What is required
Restate, exactly and without pictures, the lines from the start of the listing below through the line holding "YAxis, ReferenceDot, ReferenceLine".

======== Dataset excerpt ========

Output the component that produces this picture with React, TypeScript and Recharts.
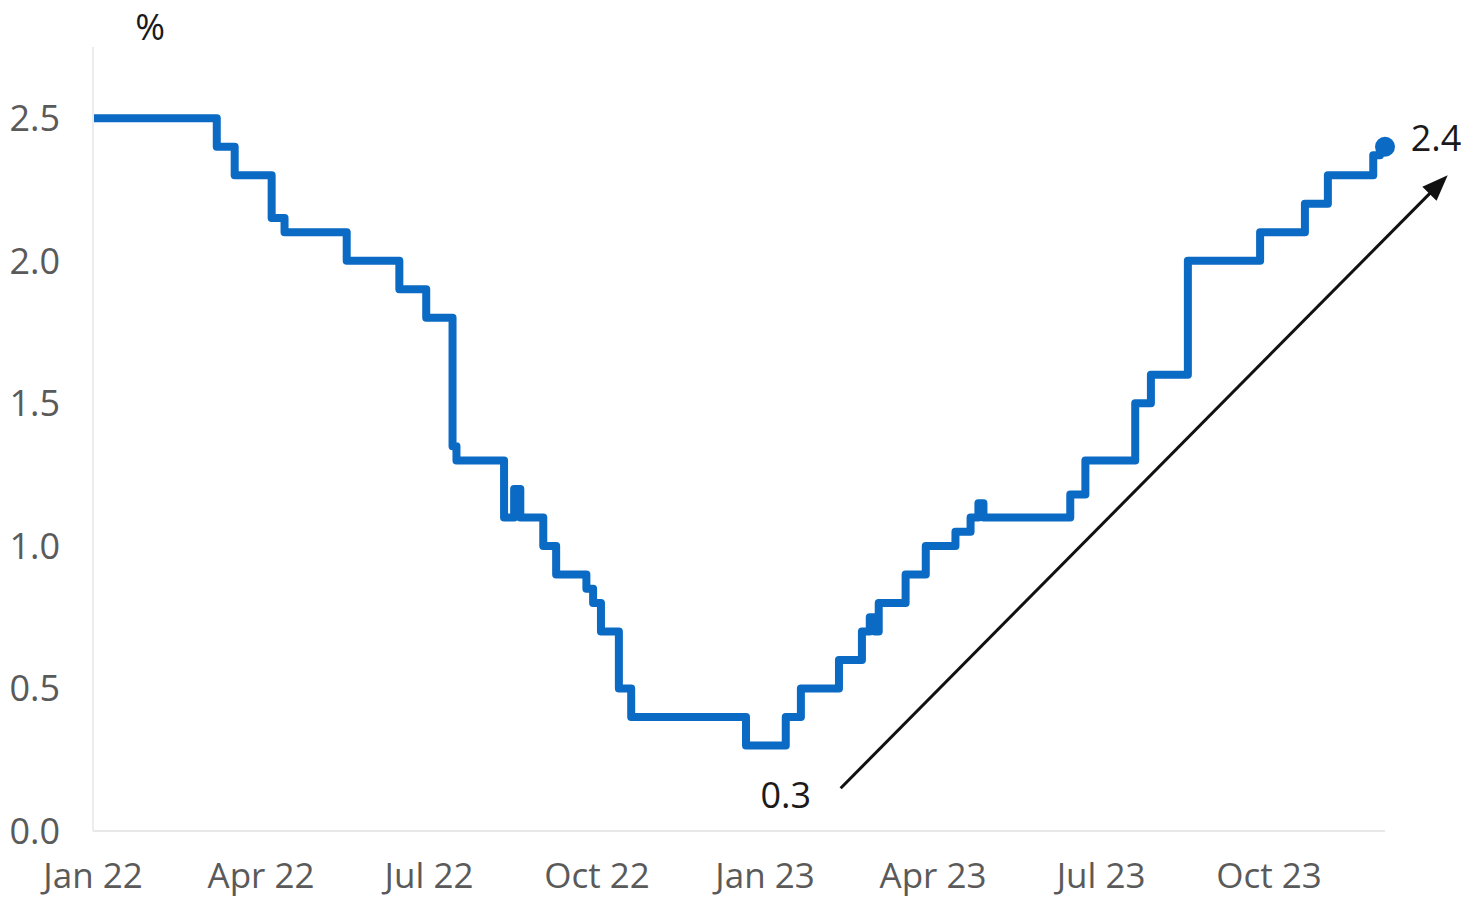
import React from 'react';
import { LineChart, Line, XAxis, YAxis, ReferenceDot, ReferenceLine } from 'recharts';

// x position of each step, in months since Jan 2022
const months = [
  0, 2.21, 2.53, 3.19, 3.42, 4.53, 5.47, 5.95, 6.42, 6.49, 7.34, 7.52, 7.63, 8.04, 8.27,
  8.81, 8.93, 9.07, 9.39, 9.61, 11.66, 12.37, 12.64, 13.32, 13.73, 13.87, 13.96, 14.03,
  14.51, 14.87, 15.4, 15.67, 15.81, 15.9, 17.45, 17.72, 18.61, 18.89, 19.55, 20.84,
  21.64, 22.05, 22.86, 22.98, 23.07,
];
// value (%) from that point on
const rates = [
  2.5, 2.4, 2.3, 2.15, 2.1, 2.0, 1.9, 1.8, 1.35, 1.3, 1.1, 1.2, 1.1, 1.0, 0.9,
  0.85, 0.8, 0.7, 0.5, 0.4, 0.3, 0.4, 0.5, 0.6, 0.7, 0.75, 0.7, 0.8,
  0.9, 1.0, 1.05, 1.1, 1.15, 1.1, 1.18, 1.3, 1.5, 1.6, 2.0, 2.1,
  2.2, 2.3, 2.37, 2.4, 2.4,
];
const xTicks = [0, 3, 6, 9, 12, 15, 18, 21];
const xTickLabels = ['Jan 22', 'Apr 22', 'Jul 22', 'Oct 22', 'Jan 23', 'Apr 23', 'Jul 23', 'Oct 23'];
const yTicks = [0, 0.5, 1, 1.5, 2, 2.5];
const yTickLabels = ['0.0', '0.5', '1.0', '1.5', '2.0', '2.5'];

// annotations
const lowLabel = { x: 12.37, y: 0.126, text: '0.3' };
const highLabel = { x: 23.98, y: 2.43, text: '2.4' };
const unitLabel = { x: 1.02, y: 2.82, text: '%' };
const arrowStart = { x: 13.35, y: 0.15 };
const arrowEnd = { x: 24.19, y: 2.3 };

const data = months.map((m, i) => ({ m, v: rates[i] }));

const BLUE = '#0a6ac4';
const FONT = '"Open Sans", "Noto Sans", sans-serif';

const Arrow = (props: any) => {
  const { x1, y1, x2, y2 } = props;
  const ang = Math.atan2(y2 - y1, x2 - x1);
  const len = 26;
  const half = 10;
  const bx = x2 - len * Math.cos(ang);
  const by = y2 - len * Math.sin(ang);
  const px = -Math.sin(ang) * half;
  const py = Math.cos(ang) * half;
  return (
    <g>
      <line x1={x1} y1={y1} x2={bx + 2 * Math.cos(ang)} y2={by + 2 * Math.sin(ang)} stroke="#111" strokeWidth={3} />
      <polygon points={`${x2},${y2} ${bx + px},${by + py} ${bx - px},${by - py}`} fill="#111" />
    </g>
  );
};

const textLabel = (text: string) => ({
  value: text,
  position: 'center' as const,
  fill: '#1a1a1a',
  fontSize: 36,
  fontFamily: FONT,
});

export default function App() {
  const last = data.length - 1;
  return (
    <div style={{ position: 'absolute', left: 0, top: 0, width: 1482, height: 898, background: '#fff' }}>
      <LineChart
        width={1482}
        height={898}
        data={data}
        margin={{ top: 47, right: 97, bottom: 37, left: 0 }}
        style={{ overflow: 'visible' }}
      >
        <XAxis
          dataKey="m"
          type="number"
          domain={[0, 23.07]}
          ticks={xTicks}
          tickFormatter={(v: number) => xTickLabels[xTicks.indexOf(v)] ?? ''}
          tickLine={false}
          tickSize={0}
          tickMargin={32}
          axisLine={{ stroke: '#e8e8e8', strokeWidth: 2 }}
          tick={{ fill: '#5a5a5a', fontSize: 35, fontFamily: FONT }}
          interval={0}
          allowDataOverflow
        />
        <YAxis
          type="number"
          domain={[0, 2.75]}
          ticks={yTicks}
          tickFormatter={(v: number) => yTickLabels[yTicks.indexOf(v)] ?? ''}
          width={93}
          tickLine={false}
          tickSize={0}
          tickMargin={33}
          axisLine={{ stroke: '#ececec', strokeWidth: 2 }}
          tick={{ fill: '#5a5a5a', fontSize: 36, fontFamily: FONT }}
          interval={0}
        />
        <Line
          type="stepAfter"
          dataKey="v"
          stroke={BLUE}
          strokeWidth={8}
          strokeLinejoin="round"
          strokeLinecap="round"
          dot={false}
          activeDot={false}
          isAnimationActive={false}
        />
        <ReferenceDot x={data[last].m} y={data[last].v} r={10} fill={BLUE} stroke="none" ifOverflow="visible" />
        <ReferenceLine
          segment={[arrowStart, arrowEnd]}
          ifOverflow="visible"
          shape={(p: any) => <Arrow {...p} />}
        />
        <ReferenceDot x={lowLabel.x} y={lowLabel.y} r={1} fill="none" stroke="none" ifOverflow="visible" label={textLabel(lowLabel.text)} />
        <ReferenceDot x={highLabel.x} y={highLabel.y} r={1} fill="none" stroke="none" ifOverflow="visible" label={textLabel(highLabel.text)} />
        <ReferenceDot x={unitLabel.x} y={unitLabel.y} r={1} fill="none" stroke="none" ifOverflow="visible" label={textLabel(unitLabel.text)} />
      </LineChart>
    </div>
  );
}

========

Finished task
Output the component that produces this picture with React, TypeScript and Recharts.
import React from 'react';
import { LineChart, Line, XAxis, YAxis, ReferenceDot, ReferenceLine } from 'recharts';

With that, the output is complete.